Umso meinungstärker wird bundesweit das Verbrechen in der Breisgau-Stadt diskutiert - selbst die Bundeskanzlerin ließ ihren Sprecher Stellung beziehen. Sollte sich der Tatverdacht bestätigen, müsse der 17-Jährige für die abscheuliche Tat bestraft werden, so Regierungssprecher Steffen Seibert. "Aber wir dürfen nicht vergessen, wir reden dann von der möglichen Tat eines afghanischen Flüchtlings, nicht einer ganzen Gruppe von Menschen, die wie er Afghanen oder Flüchtlinge sind."

Auch Vize-Regierungschef Sigmar Gabriel hatte zuvor erklärt: "So bitter es ist: Solche abscheulichen Morde gab es schon, bevor der erste Flüchtling aus Afghanistan oder Syrien zu uns gekommen ist", so der SPD-Mann. "Wir werden nach solchen Gewaltverbrechen - egal, wer sie begeht - keine Volksverhetzung zulassen." Die Migrationsbeauftragte der Bundesregierung, Aydan Özoguz, nannte es "schäbig", dass nun einige aus dieser Tat politisches Kapital schlagen wollten.

Denn genau in diese Richtung driftet die Diskussion in diversen Internet-Kommentarspalten.

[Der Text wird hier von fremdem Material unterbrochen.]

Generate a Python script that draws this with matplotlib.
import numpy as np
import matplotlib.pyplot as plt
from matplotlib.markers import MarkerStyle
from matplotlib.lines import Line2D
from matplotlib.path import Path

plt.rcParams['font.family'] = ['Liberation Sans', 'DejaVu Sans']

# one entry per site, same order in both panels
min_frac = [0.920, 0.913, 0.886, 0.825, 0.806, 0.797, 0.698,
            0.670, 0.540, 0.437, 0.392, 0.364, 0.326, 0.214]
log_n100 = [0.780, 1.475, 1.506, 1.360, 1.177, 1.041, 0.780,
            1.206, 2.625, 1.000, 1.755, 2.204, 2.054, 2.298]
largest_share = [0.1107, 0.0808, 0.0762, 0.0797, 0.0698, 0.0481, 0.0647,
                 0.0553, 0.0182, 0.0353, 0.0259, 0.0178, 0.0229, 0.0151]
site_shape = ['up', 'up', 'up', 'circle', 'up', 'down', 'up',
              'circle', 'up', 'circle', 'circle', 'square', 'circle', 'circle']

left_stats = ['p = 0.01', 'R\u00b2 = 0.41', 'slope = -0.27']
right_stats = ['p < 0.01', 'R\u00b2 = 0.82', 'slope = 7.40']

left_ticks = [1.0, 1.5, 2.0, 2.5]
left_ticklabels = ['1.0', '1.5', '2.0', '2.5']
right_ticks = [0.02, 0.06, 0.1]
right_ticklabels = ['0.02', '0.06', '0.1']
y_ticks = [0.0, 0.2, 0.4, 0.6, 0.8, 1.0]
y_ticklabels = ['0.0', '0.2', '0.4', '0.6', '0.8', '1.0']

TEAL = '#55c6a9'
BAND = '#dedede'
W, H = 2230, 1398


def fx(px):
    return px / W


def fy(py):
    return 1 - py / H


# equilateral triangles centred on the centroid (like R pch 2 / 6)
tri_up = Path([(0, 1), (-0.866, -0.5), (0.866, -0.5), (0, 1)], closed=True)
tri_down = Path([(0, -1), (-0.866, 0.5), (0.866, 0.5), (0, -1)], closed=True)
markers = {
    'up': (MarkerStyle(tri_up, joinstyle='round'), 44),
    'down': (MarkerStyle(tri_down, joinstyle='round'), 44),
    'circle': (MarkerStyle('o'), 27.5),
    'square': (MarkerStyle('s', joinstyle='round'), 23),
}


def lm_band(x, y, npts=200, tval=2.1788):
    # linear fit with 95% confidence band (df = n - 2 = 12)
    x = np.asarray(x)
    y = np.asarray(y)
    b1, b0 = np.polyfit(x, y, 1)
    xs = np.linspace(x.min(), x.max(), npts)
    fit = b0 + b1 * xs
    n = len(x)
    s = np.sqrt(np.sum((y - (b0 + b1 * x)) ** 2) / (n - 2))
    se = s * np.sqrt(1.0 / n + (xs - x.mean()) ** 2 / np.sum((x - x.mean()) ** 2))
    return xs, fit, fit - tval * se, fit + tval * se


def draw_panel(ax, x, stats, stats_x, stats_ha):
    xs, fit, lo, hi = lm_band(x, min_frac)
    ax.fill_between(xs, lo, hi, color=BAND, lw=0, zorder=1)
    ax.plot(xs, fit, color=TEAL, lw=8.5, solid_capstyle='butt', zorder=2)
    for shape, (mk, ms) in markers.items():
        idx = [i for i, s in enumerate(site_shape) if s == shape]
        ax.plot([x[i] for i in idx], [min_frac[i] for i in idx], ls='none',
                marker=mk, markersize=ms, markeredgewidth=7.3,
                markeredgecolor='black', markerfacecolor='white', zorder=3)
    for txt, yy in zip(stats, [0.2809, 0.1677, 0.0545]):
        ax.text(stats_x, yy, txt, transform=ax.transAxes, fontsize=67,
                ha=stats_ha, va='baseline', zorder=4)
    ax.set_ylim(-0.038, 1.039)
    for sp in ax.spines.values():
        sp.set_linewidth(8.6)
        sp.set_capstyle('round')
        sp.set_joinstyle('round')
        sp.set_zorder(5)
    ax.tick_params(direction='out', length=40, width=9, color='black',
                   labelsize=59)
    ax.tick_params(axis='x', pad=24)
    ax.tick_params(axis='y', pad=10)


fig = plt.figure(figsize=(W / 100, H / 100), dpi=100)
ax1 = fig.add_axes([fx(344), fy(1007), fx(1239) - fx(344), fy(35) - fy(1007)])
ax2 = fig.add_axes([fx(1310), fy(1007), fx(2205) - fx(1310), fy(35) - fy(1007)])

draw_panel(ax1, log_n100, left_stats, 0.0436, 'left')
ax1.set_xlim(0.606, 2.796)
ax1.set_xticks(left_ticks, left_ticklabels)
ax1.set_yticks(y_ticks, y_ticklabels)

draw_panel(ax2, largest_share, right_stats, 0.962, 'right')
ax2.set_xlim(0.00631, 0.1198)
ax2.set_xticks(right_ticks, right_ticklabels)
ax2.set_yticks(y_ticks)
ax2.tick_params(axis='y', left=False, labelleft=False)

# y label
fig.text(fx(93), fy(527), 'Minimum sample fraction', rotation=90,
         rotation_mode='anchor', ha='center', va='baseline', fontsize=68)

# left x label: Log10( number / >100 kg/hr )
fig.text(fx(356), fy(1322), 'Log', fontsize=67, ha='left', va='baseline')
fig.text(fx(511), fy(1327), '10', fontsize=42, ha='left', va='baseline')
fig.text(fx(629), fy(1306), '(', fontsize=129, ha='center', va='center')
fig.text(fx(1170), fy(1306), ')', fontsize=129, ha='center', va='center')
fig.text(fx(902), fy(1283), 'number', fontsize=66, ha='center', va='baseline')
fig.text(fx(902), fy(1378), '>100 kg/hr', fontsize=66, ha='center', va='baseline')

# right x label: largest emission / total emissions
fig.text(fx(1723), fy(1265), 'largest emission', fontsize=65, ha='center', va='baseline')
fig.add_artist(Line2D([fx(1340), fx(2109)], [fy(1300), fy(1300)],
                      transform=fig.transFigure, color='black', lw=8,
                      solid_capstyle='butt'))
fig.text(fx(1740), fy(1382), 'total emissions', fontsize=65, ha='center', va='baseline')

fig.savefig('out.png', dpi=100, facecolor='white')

Ganz vorne mit dabei: die AfD, die von "Merkels Jahr der Schande mit neuem Tiefpunkt" spricht. "Wir sind erschüttert über diese Tat und erleben gleichzeitig, dass unsere Warnungen vor der ungesteuerten Einreise Hunderttausender junger Männer aus patriarchalisch-islamischen Kulturkreisen als populistisch abgewertet wurden", so AfD-Bundeschef Jörg Meuthen.

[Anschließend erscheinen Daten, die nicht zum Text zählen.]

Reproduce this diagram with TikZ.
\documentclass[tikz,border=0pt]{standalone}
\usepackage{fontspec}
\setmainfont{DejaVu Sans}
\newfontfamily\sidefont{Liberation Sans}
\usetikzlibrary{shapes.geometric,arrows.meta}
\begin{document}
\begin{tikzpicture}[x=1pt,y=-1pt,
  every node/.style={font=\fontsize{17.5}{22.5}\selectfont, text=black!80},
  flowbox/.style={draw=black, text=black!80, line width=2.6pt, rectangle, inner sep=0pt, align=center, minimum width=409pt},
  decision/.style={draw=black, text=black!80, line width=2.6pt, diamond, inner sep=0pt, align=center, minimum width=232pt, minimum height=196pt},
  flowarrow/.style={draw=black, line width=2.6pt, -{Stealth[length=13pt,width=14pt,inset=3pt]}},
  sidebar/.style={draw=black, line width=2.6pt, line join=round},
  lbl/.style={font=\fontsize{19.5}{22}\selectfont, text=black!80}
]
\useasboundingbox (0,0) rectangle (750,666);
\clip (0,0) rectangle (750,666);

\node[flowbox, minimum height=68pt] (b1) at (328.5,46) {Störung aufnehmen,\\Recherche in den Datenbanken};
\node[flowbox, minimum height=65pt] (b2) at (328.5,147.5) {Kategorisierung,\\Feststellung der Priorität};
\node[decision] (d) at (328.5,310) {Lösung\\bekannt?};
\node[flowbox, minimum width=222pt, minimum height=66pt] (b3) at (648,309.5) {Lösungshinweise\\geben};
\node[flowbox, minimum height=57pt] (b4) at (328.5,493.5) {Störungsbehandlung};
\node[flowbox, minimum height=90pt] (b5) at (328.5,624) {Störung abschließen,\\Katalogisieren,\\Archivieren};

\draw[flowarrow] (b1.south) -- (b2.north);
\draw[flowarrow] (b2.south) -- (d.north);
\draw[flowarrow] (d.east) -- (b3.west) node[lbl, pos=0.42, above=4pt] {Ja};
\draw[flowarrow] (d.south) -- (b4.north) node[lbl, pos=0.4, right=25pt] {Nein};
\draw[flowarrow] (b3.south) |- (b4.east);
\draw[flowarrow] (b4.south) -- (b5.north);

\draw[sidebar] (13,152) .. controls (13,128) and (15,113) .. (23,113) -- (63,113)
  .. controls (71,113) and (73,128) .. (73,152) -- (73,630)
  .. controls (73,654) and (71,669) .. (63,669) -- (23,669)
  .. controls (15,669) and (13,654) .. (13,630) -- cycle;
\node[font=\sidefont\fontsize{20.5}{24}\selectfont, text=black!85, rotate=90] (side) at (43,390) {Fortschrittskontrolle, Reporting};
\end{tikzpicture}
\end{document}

Besonders heftig im Kreuzfeuer der Kritik steht die ARD-Tageschau, die in ihren 20-Uhr-Nachrichten nicht über den Fall berichtet hatte. Warum? "Es geht um die Relevanz für die gesamte Gesellschaft", erklärte Chefredakteur Kai Gniffke. Die habe man nicht gesehen, sondern nur eine regionale Bedeutung - der SWR berichtete ausführlich. Der "Gesprächswert" des Mordfalls habe als Kriterium nicht ausgereicht. "Wir können und wir wollen nicht über jeden der circa 300 Mordfälle pro Jahr berichten", so Gniffke.

Ob ein deutscher Täter, ein Flüchtlingsmädchen als Opfer etwas verändert hätte? Nein, so Gniffke. Und über Anschläge auf Flüchtlingsheime werde berichtet, "weil sich dahinter ein gesellschaftlich breites Phänomen verbirgt, nämlich dass es Fremdenfeindlichkeit in diesem Land gibt".